Interpreting a campus lecture as violence is a choice, and it is a choice that increases your pain with respect to the lecture while reducing your options for how to respond. If you interpret a speech by Milo Yiannopoulos as a violent attack on your fellow students, then you have a moral obligation to do something about it, perhaps even something violent. That is precisely how trolls manipulate their victims.
But if you keep the distinction between speech and violence clear in your mind, then many more options are available to you. First, you can take the Stoic response and develop your ability to remain unmoved. As Marcus Aurelius advised, “Choose not to be harmed—and you won’t feel harmed. Don’t feel harmed—and you haven’t been.” The more ways your identity can be threatened by casual daily interactions, the more valuable it will be to cultivate the Stoic (and Buddhist, and CBT) ability to not be emotionally reactive, to not let others control your mind and your cortisol levels. The Stoics understood that words don’t cause stress directly; they can only provoke stress and suffering in a person who has interpreted those words as posing a threat. You can choose whether to interpret a visiting speaker as harmful. You can pick your battles, devote your efforts to changing policies that matter to you, and make yourself immune to trolls. The internet will always be there; extremists will always be posting potentially offensive images and statements; some groups will be targeted more than others. It’s not fair, but even as we work to lessen hatred and heal divisions, all of us must learn to ignore some of the things we see and just carry on with our day.
A second and more radical response opens up when you reject the “speech is violence” view: you can use your opponents’ ideas and arguments to make yourself stronger. The progressive activist Van Jones (who was President Barack Obama’s green jobs advisor) endorsed this view in February of 2017 in a conversation at the University of Chicago’s Institute for Politics.
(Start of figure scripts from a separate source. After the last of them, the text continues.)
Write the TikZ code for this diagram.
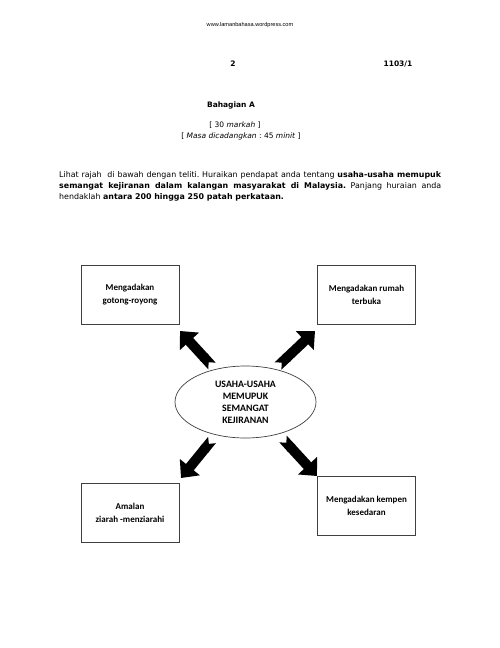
\documentclass[tikz,border=0pt]{standalone}
\usepackage{fontspec}
\setmainfont{DejaVu Sans}
\newfontfamily\urlfont{Liberation Sans}
\newfontfamily\boxfont{Carlito}
\usetikzlibrary{arrows.meta,shapes.geometric}
\frenchspacing
\begin{document}
\begin{tikzpicture}[x=1pt,y=-1pt,
  hdr/.style={font=\fontsize{7.5}{9}\selectfont\bfseries, inner sep=0pt},
  plain/.style={font=\fontsize{7.5}{9}\selectfont, inner sep=0pt},
  itembox/.style={draw=black!75, line width=0.7pt, minimum width=98pt, minimum height=59pt,
     align=center, font=\boxfont\fontsize{9}{13}\selectfont\bfseries, inner sep=0pt},
  centre/.style={draw=black!75, line width=0.7pt, ellipse, minimum width=141pt, minimum height=72pt,
     align=center, font=\boxfont\fontsize{9.8}{12}\selectfont\bfseries, inner sep=0pt},
  blockarrow/.style={line width=10pt, {Triangle Cap[reversed]}-{Triangle[width=25pt,length=14pt]}}
]
\useasboundingbox (0,0) rectangle (500,648);
\fill[white] (0,0) rectangle (500,648);
\node[inner sep=0pt, font=\urlfont\fontsize{5.6}{7}\selectfont] (url) at (250,25) {www.lamanbahasa.wordpress.com};
\node[hdr] (pg) at (233,64) {2};
\node[hdr] (code) at (398,64) {1103/1};
\node[hdr] (sec) at (231,105) {Bahagian A};
\node[plain] (marks) at (235,125) {[ 30 \textit{markah} ]};
\node[plain] (time) at (241,136) {[ \textit{Masa dicadangkan} : 45 \textit{minit} ]};
\node[anchor=north west, inner sep=0pt, text width=382pt, align=justify,
  font=\fontsize{7.9}{10.9}\selectfont] (para) at (59,171.5)
  {Lihat rajah\ \ di bawah dengan teliti. Huraikan pendapat anda tentang \textbf{usaha-usaha memupuk}\linebreak
   \textbf{semangat kejiranan dalam kalangan masyarakat di Malaysia.} Panjang huraian anda\linebreak
   hendaklah \textbf{antara 200 hingga 250 patah perkataan.}};

\node[itembox] (b1) at (130,294.5) {Mengadakan\\gotong-royong};
\node[itembox] (b2) at (366.5,294.5) {Mengadakan rumah\\terbuka};
\node[itembox] (b3) at (130,512.5) {Amalan\\ziarah -menziarahi};
\node[itembox] (b4) at (366.5,505.5) {Mengadakan kempen\\kesedaran};
\node[centre] (c) at (245.5,402) {USAHA-USAHA\\MEMUPUK\\SEMANGAT\\KEJIRANAN};

\coordinate (t1) at (212,366);
\coordinate (h1) at (180,331);
\coordinate (t2) at (278,366);
\coordinate (h2) at (315,331);
\coordinate (t3) at (212,440);
\coordinate (h3) at (181,478);
\coordinate (t4) at (283,439);
\coordinate (h4) at (317,476);
\draw[blockarrow] (t1) -- (h1);
\draw[blockarrow] (t2) -- (h2);
\draw[blockarrow] (t3) -- (h3);
\draw[blockarrow] (t4) -- (h4);
\end{tikzpicture}
\end{document}
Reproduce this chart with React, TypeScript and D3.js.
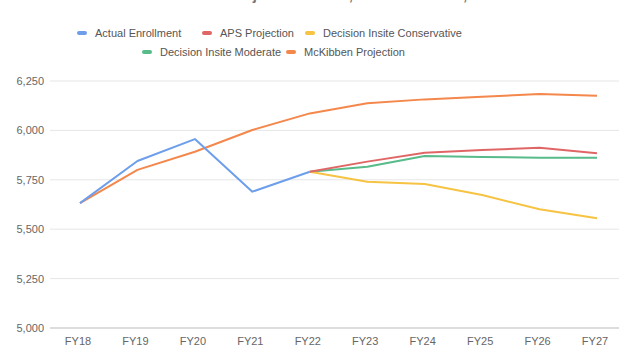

When Democratic strategist David Axelrod asked Jones about how progressive students should react when people they find ideologically offensive (such as someone associated with the Trump administration) are invited to speak on campus, Jones began by noting the distinction… between physical and emotional “safety”:
There are two ideas about safe spaces: One is a very good idea and one is a terrible idea. The idea of being physically safe on a campus—not being subjected to sexual harassment and physical abuse, or being targeted specifically, personally, for some kind of hate speech—“you are an n-word,” or whatever—I am perfectly fine with that. But there’s another view that is now I think ascendant, which I think is just a horrible view, which is that “I need to be safe ideologically. I need to be safe emotionally. I just need to feel good all the time, and if someone says something that I don’t like, that’s a problem for everybody else, including the university administration.”
Jones then delivered some of the best advice for college students we have ever heard. He rejected the Untruth of Fragility and turned safetyism on its head:
I don’t want you to be safe ideologically. I don’t want you to be safe emotionally. I want you to be strong. That’s different. I’m not going to pave the jungle for you. Put on some boots, and learn how to deal with adversity. I’m not going to take all the weights out of the gym; that’s the whole point of the gym. This is the gym.
Jones understands antifragility. Jones wants progressive college students to see themselves not as fragile candles but as fires, welcoming the wind by seeking out ideologically different speakers and ideas.